Omit any picture, and return the remaining data exactly as written.

/---

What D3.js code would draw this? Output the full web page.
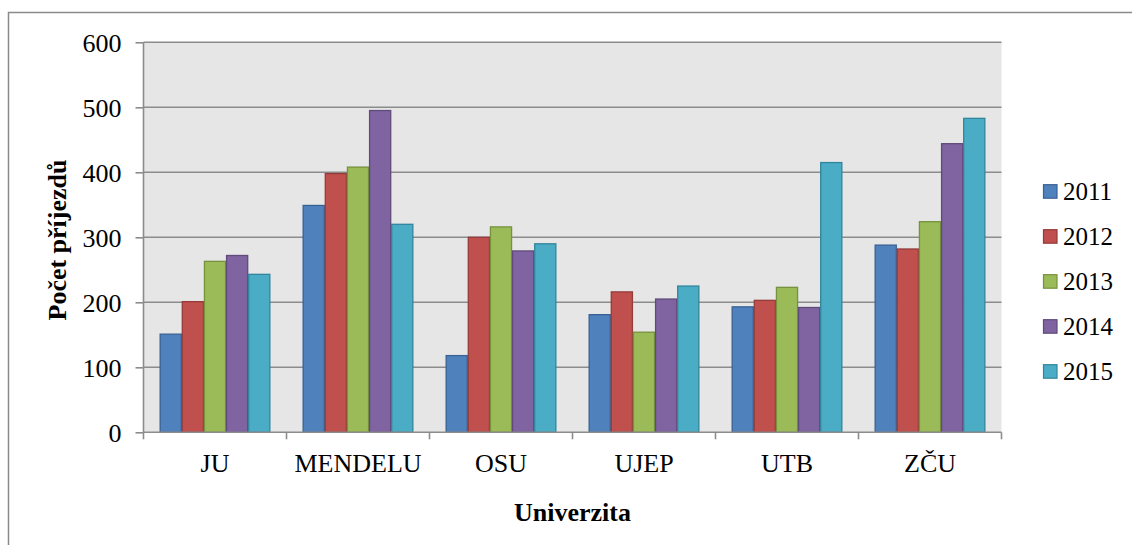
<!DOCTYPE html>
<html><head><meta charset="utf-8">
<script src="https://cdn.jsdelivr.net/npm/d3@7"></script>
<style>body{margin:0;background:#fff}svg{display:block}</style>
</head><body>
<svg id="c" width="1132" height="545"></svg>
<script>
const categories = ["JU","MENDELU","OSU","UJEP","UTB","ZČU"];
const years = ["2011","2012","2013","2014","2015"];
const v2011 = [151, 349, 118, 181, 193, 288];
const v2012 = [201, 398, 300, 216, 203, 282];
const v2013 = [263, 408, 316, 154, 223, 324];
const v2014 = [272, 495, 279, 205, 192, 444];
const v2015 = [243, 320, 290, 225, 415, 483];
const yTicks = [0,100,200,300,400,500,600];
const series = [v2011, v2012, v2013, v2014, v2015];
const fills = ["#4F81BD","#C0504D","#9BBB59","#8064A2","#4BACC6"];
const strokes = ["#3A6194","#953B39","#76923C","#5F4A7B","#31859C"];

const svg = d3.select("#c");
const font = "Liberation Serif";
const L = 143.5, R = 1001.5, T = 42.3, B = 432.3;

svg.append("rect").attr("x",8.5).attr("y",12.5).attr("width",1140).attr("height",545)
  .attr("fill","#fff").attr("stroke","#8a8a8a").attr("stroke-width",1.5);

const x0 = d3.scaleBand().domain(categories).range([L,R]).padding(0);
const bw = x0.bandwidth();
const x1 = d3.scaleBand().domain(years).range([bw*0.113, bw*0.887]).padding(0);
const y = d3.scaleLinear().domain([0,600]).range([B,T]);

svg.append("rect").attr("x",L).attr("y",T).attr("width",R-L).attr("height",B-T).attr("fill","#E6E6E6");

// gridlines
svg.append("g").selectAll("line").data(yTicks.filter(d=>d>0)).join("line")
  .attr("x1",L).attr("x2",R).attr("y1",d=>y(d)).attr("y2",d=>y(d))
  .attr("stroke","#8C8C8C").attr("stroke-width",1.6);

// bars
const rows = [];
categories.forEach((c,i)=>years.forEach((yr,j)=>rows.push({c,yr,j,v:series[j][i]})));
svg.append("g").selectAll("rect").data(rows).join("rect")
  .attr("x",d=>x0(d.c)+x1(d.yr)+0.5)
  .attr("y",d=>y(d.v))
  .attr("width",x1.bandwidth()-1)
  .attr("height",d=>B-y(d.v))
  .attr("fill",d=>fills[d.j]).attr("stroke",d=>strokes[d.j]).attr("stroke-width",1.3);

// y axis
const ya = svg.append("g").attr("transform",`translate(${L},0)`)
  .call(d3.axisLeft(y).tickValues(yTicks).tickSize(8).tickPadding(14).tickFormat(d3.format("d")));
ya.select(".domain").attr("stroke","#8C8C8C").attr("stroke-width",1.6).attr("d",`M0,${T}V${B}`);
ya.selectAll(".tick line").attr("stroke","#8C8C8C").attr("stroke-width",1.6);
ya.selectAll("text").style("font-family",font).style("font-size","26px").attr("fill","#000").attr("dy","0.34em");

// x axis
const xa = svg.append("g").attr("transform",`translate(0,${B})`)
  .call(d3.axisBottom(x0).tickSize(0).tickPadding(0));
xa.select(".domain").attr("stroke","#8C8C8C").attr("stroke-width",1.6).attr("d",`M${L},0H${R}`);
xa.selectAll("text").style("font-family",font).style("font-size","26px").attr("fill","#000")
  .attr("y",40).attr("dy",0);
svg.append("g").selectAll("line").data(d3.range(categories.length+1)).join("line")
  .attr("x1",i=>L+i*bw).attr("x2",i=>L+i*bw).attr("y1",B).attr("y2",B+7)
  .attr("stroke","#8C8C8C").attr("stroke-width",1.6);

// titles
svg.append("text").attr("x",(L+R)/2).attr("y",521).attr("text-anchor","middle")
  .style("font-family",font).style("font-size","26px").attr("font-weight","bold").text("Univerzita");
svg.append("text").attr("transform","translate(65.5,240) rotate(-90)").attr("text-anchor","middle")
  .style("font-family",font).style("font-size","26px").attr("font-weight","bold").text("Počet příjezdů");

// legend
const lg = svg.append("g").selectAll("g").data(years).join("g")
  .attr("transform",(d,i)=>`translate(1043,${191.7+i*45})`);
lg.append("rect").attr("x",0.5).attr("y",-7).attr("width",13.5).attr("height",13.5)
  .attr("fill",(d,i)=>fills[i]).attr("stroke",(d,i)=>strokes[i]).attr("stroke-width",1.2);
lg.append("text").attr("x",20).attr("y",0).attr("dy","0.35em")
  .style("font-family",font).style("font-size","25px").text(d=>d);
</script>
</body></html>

\---

COMPLETE OUTPUT ::
What D3.js code would draw this? Output the full web page.
<!DOCTYPE html>
<html><head><meta charset="utf-8">
<script src="https://cdn.jsdelivr.net/npm/d3@7"></script>
<style>body{margin:0;background:#fff}svg{display:block}</style>
</head><body>
<svg id="c" width="1132" height="545"></svg>
<script>
const categories = ["JU","MENDELU","OSU","UJEP","UTB","ZČU"];
const years = ["2011","2012","2013","2014","2015"];
const v2011 = [151, 349, 118, 181, 193, 288];
const v2012 = [201, 398, 300, 216, 203, 282];
const v2013 = [263, 408, 316, 154, 223, 324];
const v2014 = [272, 495, 279, 205, 192, 444];
const v2015 = [243, 320, 290, 225, 415, 483];
const yTicks = [0,100,200,300,400,500,600];
const series = [v2011, v2012, v2013, v2014, v2015];
const fills = ["#4F81BD","#C0504D","#9BBB59","#8064A2","#4BACC6"];
const strokes = ["#3A6194","#953B39","#76923C","#5F4A7B","#31859C"];

const svg = d3.select("#c");
const font = "Liberation Serif";
const L = 143.5, R = 1001.5, T = 42.3, B = 432.3;

svg.append("rect").attr("x",8.5).attr("y",12.5).attr("width",1140).attr("height",545)
  .attr("fill","#fff").attr("stroke","#8a8a8a").attr("stroke-width",1.5);

const x0 = d3.scaleBand().domain(categories).range([L,R]).padding(0);
const bw = x0.bandwidth();
const x1 = d3.scaleBand().domain(years).range([bw*0.113, bw*0.887]).padding(0);
const y = d3.scaleLinear().domain([0,600]).range([B,T]);

svg.append("rect").attr("x",L).attr("y",T).attr("width",R-L).attr("height",B-T).attr("fill","#E6E6E6");

// gridlines
svg.append("g").selectAll("line").data(yTicks.filter(d=>d>0)).join("line")
  .attr("x1",L).attr("x2",R).attr("y1",d=>y(d)).attr("y2",d=>y(d))
  .attr("stroke","#8C8C8C").attr("stroke-width",1.6);

// bars
const rows = [];
categories.forEach((c,i)=>years.forEach((yr,j)=>rows.push({c,yr,j,v:series[j][i]})));
svg.append("g").selectAll("rect").data(rows).join("rect")
  .attr("x",d=>x0(d.c)+x1(d.yr)+0.5)
  .attr("y",d=>y(d.v))
  .attr("width",x1.bandwidth()-1)
  .attr("height",d=>B-y(d.v))
  .attr("fill",d=>fills[d.j]).attr("stroke",d=>strokes[d.j]).attr("stroke-width",1.3);

// y axis
const ya = svg.append("g").attr("transform",`translate(${L},0)`)
  .call(d3.axisLeft(y).tickValues(yTicks).tickSize(8).tickPadding(14).tickFormat(d3.format("d")));
ya.select(".domain").attr("stroke","#8C8C8C").attr("stroke-width",1.6).attr("d",`M0,${T}V${B}`);
ya.selectAll(".tick line").attr("stroke","#8C8C8C").attr("stroke-width",1.6);
ya.selectAll("text").style("font-family",font).style("font-size","26px").attr("fill","#000").attr("dy","0.34em");

// x axis
const xa = svg.append("g").attr("transform",`translate(0,${B})`)
  .call(d3.axisBottom(x0).tickSize(0).tickPadding(0));
xa.select(".domain").attr("stroke","#8C8C8C").attr("stroke-width",1.6).attr("d",`M${L},0H${R}`);
xa.selectAll("text").style("font-family",font).style("font-size","26px").attr("fill","#000")
  .attr("y",40).attr("dy",0);
svg.append("g").selectAll("line").data(d3.range(categories.length+1)).join("line")
  .attr("x1",i=>L+i*bw).attr("x2",i=>L+i*bw).attr("y1",B).attr("y2",B+7)
  .attr("stroke","#8C8C8C").attr("stroke-width",1.6);

// titles
svg.append("text").attr("x",(L+R)/2).attr("y",521).attr("text-anchor","middle")
  .style("font-family",font).style("font-size","26px").attr("font-weight","bold").text("Univerzita");
svg.append("text").attr("transform","translate(65.5,240) rotate(-90)").attr("text-anchor","middle")
  .style("font-family",font).style("font-size","26px").attr("font-weight","bold").text("Počet příjezdů");

// legend
const lg = svg.append("g").selectAll("g").data(years).join("g")
  .attr("transform",(d,i)=>`translate(1043,${191.7+i*45})`);
lg.append("rect").attr("x",0.5).attr("y",-7).attr("width",13.5).attr("height",13.5)
  .attr("fill",(d,i)=>fills[i]).attr("stroke",(d,i)=>strokes[i]).attr("stroke-width",1.2);
lg.append("text").attr("x",20).attr("y",0).attr("dy","0.35em")
  .style("font-family",font).style("font-size","25px").text(d=>d);
</script>
</body></html>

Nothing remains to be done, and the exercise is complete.